What the task asks: Up to and including the line with "color=text_col, linespacing=1.5)", write out the listing from its first line, minus the pictures.
>>
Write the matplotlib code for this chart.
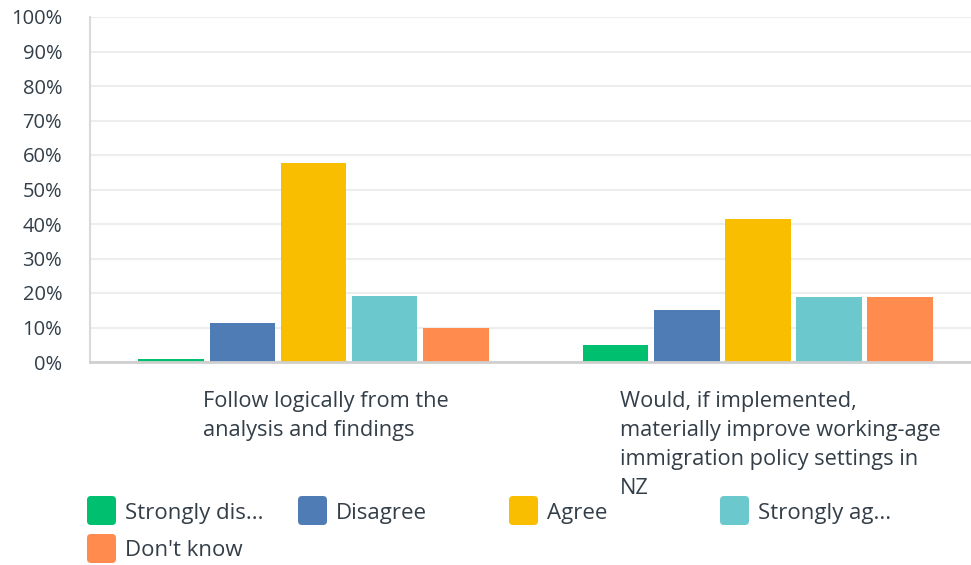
import matplotlib
matplotlib.use("Agg")
import numpy as np
import matplotlib.pyplot as plt
from matplotlib.patches import FancyBboxPatch

plt.rcParams['font.family'] = ['Open Sans', 'DejaVu Sans']

categories = ["Follow logically from the\nanalysis and findings",
              "Would, if implemented,\nmaterially improve working-age\nimmigration policy settings in\nNZ"]
series = ["Strongly dis...", "Disagree", "Agree", "Strongly ag...", "Don't know"]
strongly_disagree = [1.0, 5.0]
disagree = [11.4, 15.1]
agree = [57.6, 41.4]
strongly_agree = [19.2, 18.9]
dont_know = [9.9, 18.9]
yticks = [0, 10, 20, 30, 40, 50, 60, 70, 80, 90, 100]

colors = ['#00bf6f', '#507cb6', '#f9be00', '#6bc8cd', '#ff8b4f']
text_col = '#333e48'

W, H = 971, 565
fig = plt.figure(figsize=(W / 100, H / 100), dpi=100)
ax = fig.add_axes([90 / W, (H - 362) / H, (W - 90) / W, (362 - 17) / H])

values = [strongly_disagree, disagree, agree, strongly_agree, dont_know]
x = np.arange(len(categories))
pitch = 0.16
width = 0.148
for i, vals in enumerate(values):
    ax.bar(x + (i - 2) * pitch, vals, width, color=colors[i], zorder=3)

ax.set_xlim(-0.503, 1.48)
ax.set_ylim(0, 100)
ax.set_yticks(yticks)
ax.set_yticklabels([f"{v}%" for v in yticks], fontsize=14.5, color=text_col)
ax.tick_params(axis='y', length=0, pad=20)
ax.set_xticks([])
ax.grid(axis='y', color='#ededed', linewidth=1.5, zorder=0)
for s in ['top', 'right']:
    ax.spines[s].set_visible(False)
ax.spines['left'].set_color('#d9d9d9')
ax.spines['left'].set_linewidth(1.5)
ax.spines['bottom'].set_color('#cfcfcf')
ax.spines['bottom'].set_linewidth(2)
ax.spines['bottom'].set_zorder(4)

# category labels
label_x = [203, 620]
for lx, lab in zip(label_x, categories):
    fig.text(lx / W, (H - 391) / H, lab, ha='left', va='top', fontsize=15.7,
             color=text_col, linespacing=1.5)

# legend
for i, name in enumerate(series):
    row, col = divmod(i, 4)
    px = 87 + col * 211
    py = 496 + row * 38
    box = FancyBboxPatch((px / 100, (H - py - 29) / 100), 0.29, 0.29,
                         boxstyle="round,pad=0,rounding_size=0.04",
                         transform=fig.dpi_scale_trans, facecolor=colors[i],
                         edgecolor='none')
    fig.add_artist(box)
    fig.text((px + 38) / W, (H - py - 17) / H, name, ha='left', va='center',
             fontsize=16, color=text_col)

fig.savefig("out.png", dpi=100)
<<
The output:
Write the matplotlib code for this chart.
import matplotlib
matplotlib.use("Agg")
import numpy as np
import matplotlib.pyplot as plt
from matplotlib.patches import FancyBboxPatch

plt.rcParams['font.family'] = ['Open Sans', 'DejaVu Sans']

categories = ["Follow logically from the\nanalysis and findings",
              "Would, if implemented,\nmaterially improve working-age\nimmigration policy settings in\nNZ"]
series = ["Strongly dis...", "Disagree", "Agree", "Strongly ag...", "Don't know"]
strongly_disagree = [1.0, 5.0]
disagree = [11.4, 15.1]
agree = [57.6, 41.4]
strongly_agree = [19.2, 18.9]
dont_know = [9.9, 18.9]
yticks = [0, 10, 20, 30, 40, 50, 60, 70, 80, 90, 100]

colors = ['#00bf6f', '#507cb6', '#f9be00', '#6bc8cd', '#ff8b4f']
text_col = '#333e48'

W, H = 971, 565
fig = plt.figure(figsize=(W / 100, H / 100), dpi=100)
ax = fig.add_axes([90 / W, (H - 362) / H, (W - 90) / W, (362 - 17) / H])

values = [strongly_disagree, disagree, agree, strongly_agree, dont_know]
x = np.arange(len(categories))
pitch = 0.16
width = 0.148
for i, vals in enumerate(values):
    ax.bar(x + (i - 2) * pitch, vals, width, color=colors[i], zorder=3)

ax.set_xlim(-0.503, 1.48)
ax.set_ylim(0, 100)
ax.set_yticks(yticks)
ax.set_yticklabels([f"{v}%" for v in yticks], fontsize=14.5, color=text_col)
ax.tick_params(axis='y', length=0, pad=20)
ax.set_xticks([])
ax.grid(axis='y', color='#ededed', linewidth=1.5, zorder=0)
for s in ['top', 'right']:
    ax.spines[s].set_visible(False)
ax.spines['left'].set_color('#d9d9d9')
ax.spines['left'].set_linewidth(1.5)
ax.spines['bottom'].set_color('#cfcfcf')
ax.spines['bottom'].set_linewidth(2)
ax.spines['bottom'].set_zorder(4)

# category labels
label_x = [203, 620]
for lx, lab in zip(label_x, categories):
    fig.text(lx / W, (H - 391) / H, lab, ha='left', va='top', fontsize=15.7,
             color=text_col, linespacing=1.5)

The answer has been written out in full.